Dependence on Lists & Recipes LO6926

Michael Wild (
Mon, 22 Apr 1996 08:16:05 -0400

Replying to LO6845 --

In LO6752 Michael Erickson wrote (inter alia) :

>It's very important to get past the list/recipe/process level and get down
>into the "why" level of understanding. The staged models are often looked
>at as a recipe or list and organizations that compare themselves will
>often see themselves as being up a lot farther than they are-because they
>don't understand all they know... they only have the "list" level of

and in LO6845 John Paul Fullerton (quoting ATTTJ) :

> "One concern about becoming process focused is that it stifles the
>creativity of the staff and is too tedious to follow."

I mentioned the CMM, referred to by JPF, in my question in LO6721 because
it seemed to have a chance of not being turned into a "checklist"
approach. I agree the danger is there with any prescriptive system.

The essence of this seems so simple. Suppose I make a shopping list, a
tool for doing shopping with. If I insist on buying only what is on it and
nothing else, I may have become dependent on it, seeking to transfer my
responsibility for managing the shopping process to the list - for example
by failing to substitute an alternative for an unavailable product.

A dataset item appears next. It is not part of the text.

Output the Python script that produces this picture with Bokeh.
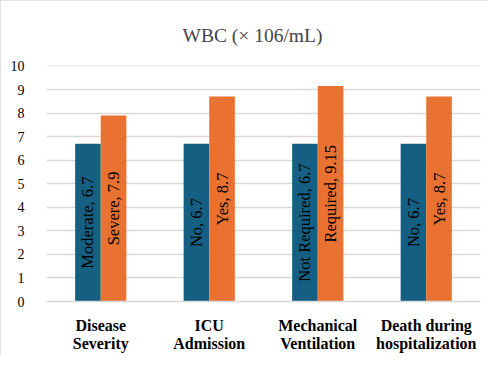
import math
from bokeh.plotting import figure
from bokeh.models import ColumnDataSource, Range1d, FixedTicker
from bokeh.core.properties import value
from bokeh.embed import file_html
from bokeh.resources import INLINE

groups = ["Disease\nSeverity", "ICU\nAdmission", "Mechanical\nVentilation", "Death during\nhospitalization"]
first_names = ["Moderate", "No", "Not Required", "No"]
first_values = [6.7, 6.7, 6.7, 6.7]
second_names = ["Severe", "Yes", "Required", "Yes"]
second_values = [7.9, 8.7, 9.15, 8.7]
y_ticks = list(range(0, 11))

BLUE = "#156082"
ORANGE = "#E97132"
GRID = "#d9d9d9"
SERIF = "'Times New Roman', 'Liberation Serif', 'DejaVu Serif', serif"

bar_w = 0.236
centers = [i + 0.5 for i in range(len(groups))]

src1 = ColumnDataSource(dict(
    x=[c - bar_w / 2 for c in centers], top=first_values,
    ym=[v / 2 for v in first_values],
    lab=[f"{n}, {v:g}" for n, v in zip(first_names, first_values)]))
src2 = ColumnDataSource(dict(
    x=[c + bar_w / 2 for c in centers], top=second_values,
    ym=[v / 2 for v in second_values],
    lab=[f"{n}, {v:g}" for n, v in zip(second_names, second_values)]))

p = figure(width=488, height=355, output_backend="svg", toolbar_location=None,
           x_range=Range1d(0, 4), y_range=Range1d(0, 10.02),
           min_border_left=46, min_border_right=8, min_border_top=65, min_border_bottom=48)
p.outline_line_color = None
p.border_fill_color = "white"
p.background_fill_color = "white"
p.styles = {"outline": "2px solid #d9d9d9", "outline-offset": "-2px"}

p.title.text = "WBC (× 106/mL)"
p.title.align = "left"
p.title.offset = 136
p.title.text_font = SERIF
p.title.text_font_style = "normal"
p.title.text_font_size = "19.5px"
p.title.standoff = 40

p.vbar(x="x", top="top", width=bar_w, bottom=0, source=src1, color=BLUE, line_color=None)
p.vbar(x="x", top="top", width=bar_w, bottom=0, source=src2, color=ORANGE, line_color=None)

for s in (src1, src2):
    p.text(x="x", y="ym", text="lab", source=s, angle=math.pi / 2,
           text_align="center", text_baseline="middle",
           text_font=value(SERIF), text_font_size="16.5px", text_color="black")

p.xaxis.ticker = FixedTicker(ticks=centers)
p.xaxis.major_label_overrides = {c: g for c, g in zip(centers, groups)}
p.xaxis.major_label_text_font = SERIF
p.xaxis.major_label_text_font_style = "bold"
p.xaxis.major_label_text_font_size = "16px"
p.xaxis.major_label_text_color = "black"
p.xaxis.major_label_text_line_height = 1.1
p.xaxis.major_tick_line_color = None
p.xaxis.minor_tick_line_color = None
p.xaxis.axis_line_color = GRID
p.xaxis.axis_line_width = 1.5
p.xaxis.major_label_standoff = 9

p.yaxis.ticker = FixedTicker(ticks=y_ticks)
p.yaxis.major_label_text_font = SERIF
p.yaxis.major_label_text_font_style = "normal"
p.yaxis.major_label_text_font_size = "14px"
p.yaxis.major_label_text_color = "black"
p.yaxis.major_tick_line_color = None
p.yaxis.minor_tick_line_color = None
p.yaxis.axis_line_color = None
p.yaxis.major_label_standoff = 16

p.xgrid.grid_line_color = None
p.ygrid.grid_line_color = GRID
p.ygrid.grid_line_width = 1.5

open("out.html", "w").write(file_html(p, INLINE))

If the
list was created by another, I may seek to use it as an excuse for the
dependent behaviour - "you didn't tell me what to buy instead of ...".

Having just returned from a group relations event, I have no hesitation in
seeing such behaviour as possible for groups and organisations as well as
for individuals. One question is whether some prescriptive methods are
less vulnerable to this type of abuse than others, and if so why.